CMOs Bring Optimistic Outlook into 2013

While budgets and agency partnerships continue to cause angst, enhanced strategies and technological improvements have CMOs looking toward 2013 with hope and anticipation.

With 2012 rapidly coming to an end, everyone must take the time to reflect and look forward to what 2013 may hold. For chief marketers, the past year has conjured up great momentum for the new year that lies ahead. The CMO Council's "State of Marketing 2012" report explores the average CMO's plan for the coming year and insights into how CMOs' continual efforts have laid the groundwork for improved strategies and technological advancements. The study, which polled more than 550 heads of marketing, communications, and customer engagement in North America, Europe, Middle East, Africa, Asia, and Latin America, focuseson job status, strategic priorities, and the challenges that lie ahead.

As Liz Miller, CMO Council vice president of operations and marketing programs, highlights, "Marketing has come into its own and will head into 2013 with a renewed sense of confidence and security-and with increased budgets! Only 11 percent of senior marketing executives felt their jobs were at risk, 39 percent feel they are fairly compensated, and 82 percent feel the goals and mandates set out by management are realistic and attainable. Fifty-four percent of respondents anticipate budget increases in the next 12 months, with much of that boost heading to digital platforms. But, despite this optimism, there is concern over digital marketing performance as only 18 percent of respondents feel they are excellent at driving digital value, return, and efficiency."
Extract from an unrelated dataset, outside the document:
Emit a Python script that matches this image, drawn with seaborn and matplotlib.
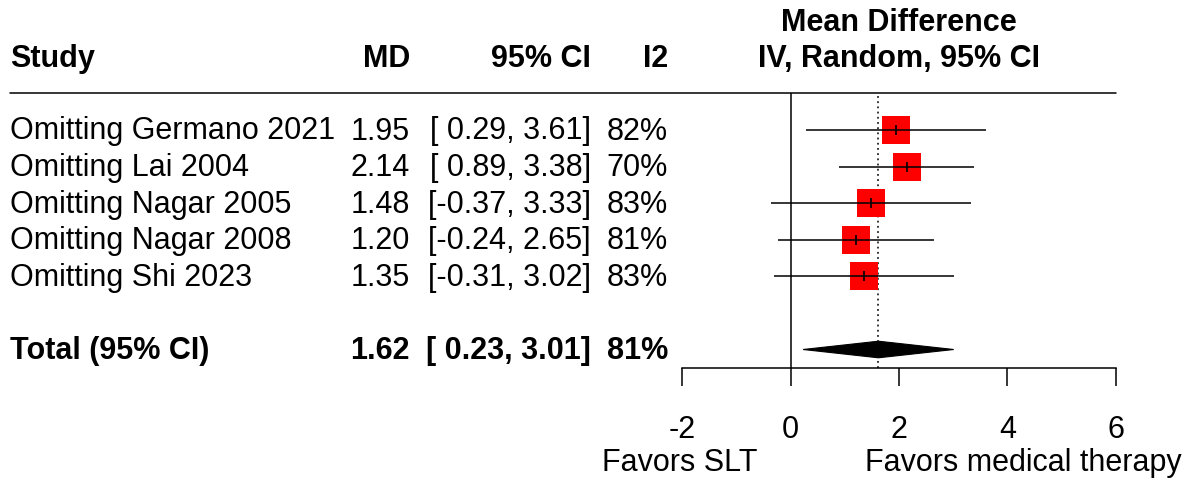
import numpy as np
import pandas as pd
import matplotlib
matplotlib.use("Agg")
import matplotlib.pyplot as plt
import seaborn as sns
from matplotlib.patches import Polygon

# ---- data ----
studies = ["Omitting Germano 2021", "Omitting Lai 2004", "Omitting Nagar 2005",
           "Omitting Nagar 2008", "Omitting Shi 2023"]
md = [1.95, 2.14, 1.48, 1.20, 1.35]
lower = [0.29, 0.89, -0.37, -0.24, -0.31]
upper = [3.61, 3.38, 3.33, 2.65, 3.02]
i2 = [82, 70, 83, 81, 83]
total_label = "Total (95% CI)"
total_md = 1.62
total_lower = 0.23
total_upper = 3.01
total_i2 = 81
xticks = [-2, 0, 2, 4, 6]
left_label = "Favors SLT"
right_label = "Favors medical therapy"

sns.set_theme(style="white")
plt.rcParams['font.family'] = ['Liberation Sans', 'DejaVu Sans']
plt.rcParams['text.color'] = 'black'
plt.rcParams['xtick.color'] = 'black'
plt.rcParams['axes.labelcolor'] = 'black'

W, H = 1195, 479
FS = 22
fig = plt.figure(figsize=(W / 100, H / 100), dpi=100)
bg = fig.add_axes([0, 0, 1, 1])
bg.set_xlim(0, W)
bg.set_ylim(H, 0)
bg.axis('off')

x0, x1 = 682.3, 1115.7
ytop, ybot = 93, 368.3
ax = fig.add_axes([x0 / W, 1 - ybot / H, (x1 - x0) / W, (ybot - ytop) / H])
ax.set_xlim(-2, 6)
ax.set_ylim(ybot, ytop)
ax.patch.set_alpha(0)
for s in ['top', 'left', 'right']:
    ax.spines[s].set_visible(False)
ax.spines['bottom'].set_linewidth(1.1)
ax.spines['bottom'].set_color('black')
ax.set_xticks(xticks)
ax.set_xticklabels([str(t) for t in xticks])
ax.set_yticks([])
ax.tick_params(axis='x', direction='out', length=13.3, width=1.1, color='black',
               labelsize=FS, pad=20, labelcolor='black', bottom=True)

row_y = [130 + i * 36.6 for i in range(len(studies))]
tot_y = 349.5
dy = 1.5  # text baseline nudge

df = pd.DataFrame({"study": studies, "md": md, "lower": lower, "upper": upper, "y": row_y})

ax.axvline(0, color='black', lw=1.1, zorder=1)
ax.axvline(total_md, color='black', lw=1.1, ls=(0, (1.2, 2.2)), zorder=1)

sns.scatterplot(data=df, x="md", y="y", marker='s', s=410, color='red',
                linewidth=0, ax=ax, legend=False, zorder=3)
ax.hlines(df["y"], df["lower"], df["upper"], color='black', lw=1.1, zorder=4)
sns.scatterplot(data=df, x="md", y="y", marker='|', s=45, color='black',
                linewidth=1.2, ax=ax, legend=False, zorder=5)
ax.set_xlabel("")
ax.set_ylabel("")

dh = 8.3
diamond = Polygon([(total_lower, tot_y), (total_md, tot_y - dh), (total_upper, tot_y),
                   (total_md, tot_y + dh)], closed=True, facecolor='black',
                  edgecolor='black', lw=0.8, zorder=3)
ax.add_patch(diamond)

# top rule
bg.plot([10, x1], [93, 93], color='black', lw=1.1)

# headers
hy = 59
bg.text(10, hy, "Study", ha='left', va='center', fontsize=FS, fontweight='bold')
bg.text(410, hy, "MD", ha='right', va='center', fontsize=FS, fontweight='bold')
bg.text(591, hy, "95% CI", ha='right', va='center', fontsize=FS, fontweight='bold')
bg.text(668, hy, "I2", ha='right', va='center', fontsize=FS, fontweight='bold')
xc = (x0 + x1) / 2
bg.text(xc, 23, "Mean Difference", ha='center', va='center', fontsize=FS, fontweight='bold')
bg.text(xc, hy, "IV, Random, 95% CI", ha='center', va='center', fontsize=FS, fontweight='bold')

for s, m, lo, hi, h, y in zip(studies, md, lower, upper, i2, row_y):
    bg.text(10, y + dy, s, ha='left', va='center', fontsize=FS)
    bg.text(410, y + dy, f"{m:.2f}", ha='right', va='center', fontsize=FS)
    bg.text(591, y + dy, f"[{lo:5.2f}, {hi:.2f}]", ha='right', va='center', fontsize=FS)
    bg.text(668, y + dy, f"{h}%", ha='right', va='center', fontsize=FS)

bg.text(10, tot_y + dy, total_label, ha='left', va='center', fontsize=FS, fontweight='bold')
bg.text(410, tot_y + dy, f"{total_md:.2f}", ha='right', va='center', fontsize=FS, fontweight='bold')
bg.text(591, tot_y + dy, f"[{total_lower:5.2f}, {total_upper:.2f}]", ha='right', va='center',
        fontsize=FS, fontweight='bold')
bg.text(668, tot_y + dy, f"{total_i2}%", ha='right', va='center', fontsize=FS, fontweight='bold')

bg.text(680, 463, left_label, ha='center', va='center', fontsize=FS)
bg.text(1023, 463, right_label, ha='center', va='center', fontsize=FS)

fig.savefig("out.png", dpi=100)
The following statistics examine where CMOs currently stand and how they plan to move forward in 2013:

  • More than 50 percent of marketers saw increased 2012 budgets, while 22 percent saw budget reductions, and 24 percent saw no change in spend over 2011.
  • While nearly 50 percent of respondents expect to hire new talent in the coming year, 19 percent expect to cut staff in 2012.
  • Nearly 60 percent expect to make an agency change in connection with their social marketing, web design, and PR efforts due to their lack of innovation. Only 12 percent of senior marketers view their current agency partners as extremely valuable, while 47 percent believe these agencies are average, underperforming, or not producing at all.
  • Email remains the top digital marketing technique (41 percent), while website performance optimization (34 percent) and mobile applications (33 percent) have also been a priority.
  • Digital marketing makeovers have become the top transformational project for 50 percent of CMOs, for only 18 percent rank their current digital marketing performance as excellent or good. Dashboard deployment for marketing performance measurement (39 percent), and sales and marketing organizational alignment (39 percent) will continue to gain momentum in the coming year.
  • CMOs are also making strides toward implementing successful organizational and operational changes, such as improving alignment and integration with sales and channel groups (48 percent), and incorporating the addition of new digital media and interactive marketing talent (35 percent).

Key takeaway: According to the survey results, 77 percent of those senior marketers polled earn a base salary of $100,000-$349,000, with 42 percent anticipating a bonus by the end of the year. However, 38 percent still believe they are not fairly compensated for their work. Yet, when all is said and done, insufficient budget remains the greatest source of aggravation. In this time of economic uncertainty, cuts have been made and spend has been reallocated, but those at the top of the company ladder continue to profit even as their strategies struggle. When working in a collaborative environment, all those involved must accept there will be some give and take. Pay cuts are certainly not ideal at any level, but by setting the example, senior level executives have the power to change company culture and attitude-a move that will be even more profitable in the end.